Now, here's an interesting proof of the pudding: Small has seen, and we've discussed, the situation in Syria. Is this good parenting? *I don't know!!* It just seems right to me. So as we were watching Dr Who, Chris Eccleston, Ep 1 tonight, she turned to me and said, "It's really important, Mum, that they give Syria a choice. You shouldn't attack someone without giving them a chance to make a good choice."

Wow. I will argue, vehemently and to my dying day, that nothing in the Christian Bible is so clearcut as the Doctor saying that to Donna and Martha when he beams back up to the Sontaran ship. I have to give them a choice. And Small extrapolated that to Syria, and how bloody right she was.

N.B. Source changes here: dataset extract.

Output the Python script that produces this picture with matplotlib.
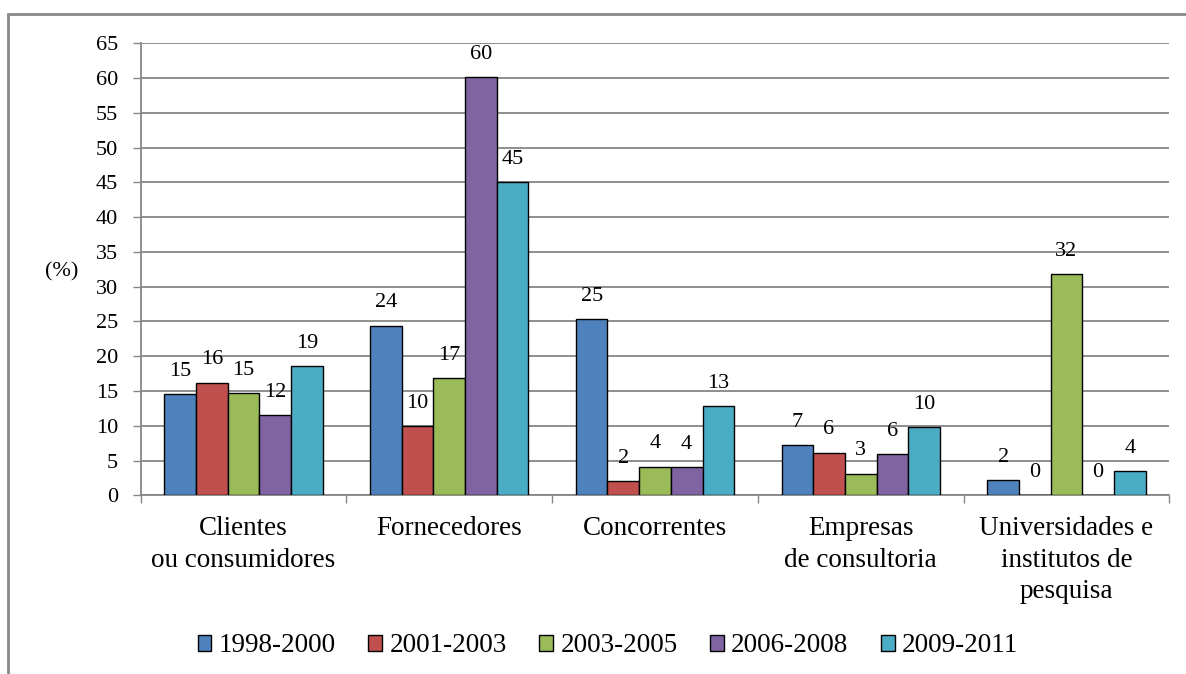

When we watch scifi/fantasy together we can talk about courage, and sacrifice, and morality. What did it cost Frodo to undertake that mission, gradually realising that he wouldn't come back? What does that mean to us as human beings; what causes do we take up unto death, what do we consider worth dying for? When do you give up? When do you insist on the courage, even when everything is aligned against you? Rose agaionst the Sycorax, stepping forward. It's brilliant. It's breathtaking. It's more real than anything the Bible has to offer, because it's not about pleasing a spaghetti monster in the sky. It's about deciding for yourself what constitutes a good life, and a good death, and deciding that in the service of others, you've found that goal.

Sigh. I suspect that many would disagree with my parenting choices. But finding a moral guide in fables worth exploring - yeah, I reckon that's good education, at least.